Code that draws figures
===

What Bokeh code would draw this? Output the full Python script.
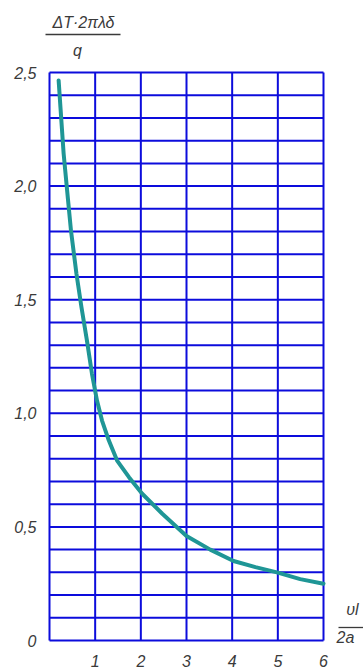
from bokeh.plotting import figure
from bokeh.models import Range1d
from bokeh.core.properties import value
from bokeh.embed import file_html
from bokeh.resources import INLINE

# data
x_vals = [0.20, 0.24, 0.31, 0.40, 0.47, 0.59, 0.70, 0.82, 0.93, 1.04, 1.15, 1.30,
          1.48, 1.74, 2.03, 2.47, 3.0, 3.52, 4.03, 4.51, 4.98, 5.49, 6.0]
y_vals = [2.465, 2.347, 2.142, 1.951, 1.805, 1.614, 1.467, 1.320, 1.174, 1.056, 0.968, 0.880,
          0.792, 0.719, 0.646, 0.558, 0.46, 0.40, 0.35, 0.323, 0.30, 0.27, 0.25]

x_ticks = [1, 2, 3, 4, 5, 6]
x_tick_labels = ["1", "2", "3", "4", "5", "6"]
y_ticks = [0, 0.5, 1.0, 1.5, 2.0, 2.5]
y_tick_labels = ["0", "0,5", "1,0", "1,5", "2,0", "2,5"]
x_grid = [0, 1, 2, 3, 4, 5, 6]
y_grid = [round(i * 0.1, 1) for i in range(26)]
y_title_num = "ΔT·2πλδ"
y_title_den = "q"
x_title_num = "υl"
x_title_den = "2a"

FONT = value("Liberation Sans Narrow, Liberation Sans, sans-serif")
BLUE = "#0c0cdc"
TEXT = "#3a3a3a"

W, H = 363, 670
LEFT, TOP, FW, FH = 49, 72, 274, 568          # pixel box of the grid
XMIN, XMAX = min(x_grid), max(x_grid)
YMIN, YMAX = min(y_grid), max(y_grid)
sx = FW / (XMAX - XMIN)
sy = FH / (YMAX - YMIN)

p = figure(width=W, height=H, min_border=0,
           x_range=Range1d(XMIN - LEFT / sx, XMAX + (W - LEFT - FW) / sx),
           y_range=Range1d(YMIN - (H - TOP - FH) / sy, YMAX + TOP / sy),
           output_backend="svg", toolbar_location=None,
           x_axis_type=None, y_axis_type=None)
p.background_fill_color = "white"
p.border_fill_color = "white"
p.outline_line_color = None
p.grid.visible = False

# grid (including its border)
p.segment(x0=x_grid, y0=[YMIN] * len(x_grid), x1=x_grid, y1=[YMAX] * len(x_grid),
          line_color=BLUE, line_width=2)
p.segment(x0=[XMIN] * len(y_grid), y0=y_grid, x1=[XMAX] * len(y_grid), y1=y_grid,
          line_color=BLUE, line_width=2)

# curve
p.line(x_vals, y_vals, line_color="#1f9696", line_width=4, line_cap="round", line_join="round")

# tick labels
p.text(x=x_ticks, y=[YMIN] * len(x_ticks), text=x_tick_labels, y_offset=20,
       text_align="center", text_baseline="middle", text_font=FONT,
       text_font_style="italic", text_font_size="16px", text_color=TEXT)
p.text(x=[XMIN] * len(y_ticks), y=y_ticks, text=y_tick_labels, x_offset=-13,
       text_align="right", text_baseline="middle", text_font=FONT,
       text_font_style="italic", text_font_size="16px", text_color=TEXT)

# y-axis title (fraction) above the grid
p.text(x=[XMIN], y=[YMAX], text=[y_title_num], x_offset=34, y_offset=-50,
       text_align="center", text_baseline="middle", text_font=FONT,
       text_font_style="italic", text_font_size="16px", text_color=TEXT)
p.segment(x0=[XMIN - 4 / sx], y0=[YMAX + 38 / sy], x1=[XMIN + 71 / sx], y1=[YMAX + 38 / sy],
          line_color=TEXT, line_width=1.3)
p.text(x=[XMIN], y=[YMAX], text=[y_title_den], x_offset=28, y_offset=-22,
       text_align="center", text_baseline="middle", text_font=FONT,
       text_font_style="italic", text_font_size="16px", text_color=TEXT)

# x-axis title (fraction) right of the grid
p.text(x=[XMAX], y=[YMIN], text=[x_title_num], x_offset=29, y_offset=-31,
       text_align="center", text_baseline="middle", text_font=FONT,
       text_font_style="italic", text_font_size="16px", text_color=TEXT)
p.segment(x0=[XMAX + 15 / sx], y0=[YMIN + 13 / sy], x1=[XMAX + 40 / sx], y1=[YMIN + 13 / sy],
          line_color=TEXT, line_width=1.3)
p.text(x=[XMAX], y=[YMIN], text=[x_title_den], x_offset=22, y_offset=-3,
       text_align="center", text_baseline="middle", text_font=FONT,
       text_font_style="italic", text_font_size="16px", text_color=TEXT)

open("out.html", "w").write(file_html(p, INLINE))
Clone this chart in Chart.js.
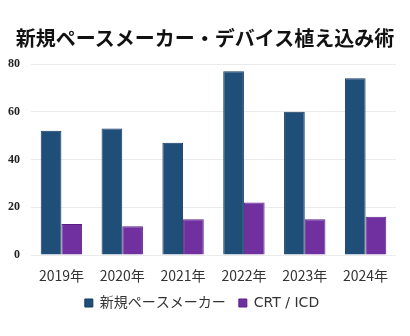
<!DOCTYPE html>
<html>
<head>
<meta charset="utf-8">
<script src="https://cdn.jsdelivr.net/npm/chart.js@4"></script>
<style>
  html, body { margin: 0; padding: 0; background: #fff; }
  #wrap { position: relative; width: 410px; height: 336px; }
  #title {
    position: absolute; left: 0; top: 25px; width: 410px; text-align: center;
    font: bold 20px 'Noto Sans CJK JP', sans-serif; color: #111; line-height: 26px;
  }
</style>
</head>
<body>
<div id="wrap">
  <canvas id="myChart"></canvas>
  <div id="title">新規ペースメーカー・デバイス植え込み術</div>
</div>
<script>
years = ["2019年", "2020年", "2021年", "2022年", "2023年", "2024年"];
pacemaker = [52, 53, 47, 77, 60, 74];
crtIcd = [13, 12, 15, 22, 15, 16];
yTicks = [0, 20, 40, 60, 80];

const jp = "'Noto Sans CJK JP', 'Noto Sans', sans-serif";

new Chart(document.getElementById('myChart'), {
  type: 'bar',
  data: {
    labels: years,
    datasets: [{
      label: "新規ペースメーカー",
      data: pacemaker,
      backgroundColor: "#1f4e79",
      borderColor: "#123a60",
      borderWidth: 1,
      categoryPercentage: 0.68,
      barPercentage: 1.0
    }, {
      label: "CRT / ICD",
      data: crtIcd,
      backgroundColor: "#7030a0",
      borderColor: "#5a2088",
      borderWidth: 1,
      categoryPercentage: 0.68,
      barPercentage: 1.0
    }]
  },
  options: {
    responsive: true,
    maintainAspectRatio: false,
    animation: false,
    layout: { padding: { left: 8, right: 14, top: 64, bottom: 16 } },
    plugins: {
      title: { display: false },
      legend: {
        position: 'bottom',
        labels: {
          color: "#333",
          font: { family: "'DejaVu Sans', " + jp, size: 14 },
          boxWidth: 8,
          boxHeight: 8,
          padding: 13
        }
      },
      tooltip: { enabled: false }
    },
    scales: {
      x: {
        grid: { display: false, drawTicks: false },
        border: { display: false },
        afterFit: axis => { axis.height = 28; },
        ticks: { color: "#333", padding: 12, font: { family: jp, size: 14 } }
      },
      y: {
        min: 0,
        max: 80,
        afterBuildTicks: axis => { axis.ticks = yTicks.map(v => ({ value: v })); },
        afterFit: axis => { axis.width = 23; },
        grid: { color: "#ebebeb", lineWidth: 1, drawTicks: false },
        border: { display: false },
        ticks: {
          color: "#222",
          padding: 11,
          font: { family: "'Liberation Serif', serif", size: 12, weight: 'bold' }
        }
      }
    }
  }
});
</script>
</body>
</html>
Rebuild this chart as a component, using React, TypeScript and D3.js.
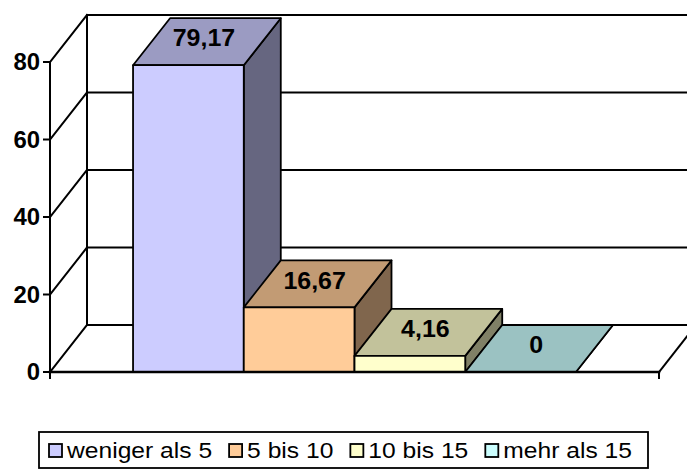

===

EXERCISE DIRECTIONS:
Using the entries above, repeat exactly the lines from the one with "Clone this chart in Chart.js." to the one with "CJK JP', 'Noto", both included, and leave the pictures behind.

EXERCISE ANSWER:
Clone this chart in Chart.js.
<!DOCTYPE html>
<html>
<head>
<meta charset="utf-8">
<script src="https://cdn.jsdelivr.net/npm/chart.js@4"></script>
<style>
  html, body { margin: 0; padding: 0; background: #fff; }
  #wrap { position: relative; width: 410px; height: 336px; }
  #title {
    position: absolute; left: 0; top: 25px; width: 410px; text-align: center;
    font: bold 20px 'Noto Sans CJK JP', sans-serif; color: #111; line-height: 26px;
  }
</style>
</head>
<body>
<div id="wrap">
  <canvas id="myChart"></canvas>
  <div id="title">新規ペースメーカー・デバイス植え込み術</div>
</div>
<script>
years = ["2019年", "2020年", "2021年", "2022年", "2023年", "2024年"];
pacemaker = [52, 53, 47, 77, 60, 74];
crtIcd = [13, 12, 15, 22, 15, 16];
yTicks = [0, 20, 40, 60, 80];

const jp = "'Noto Sans CJK JP', 'Noto Sans', sans-serif";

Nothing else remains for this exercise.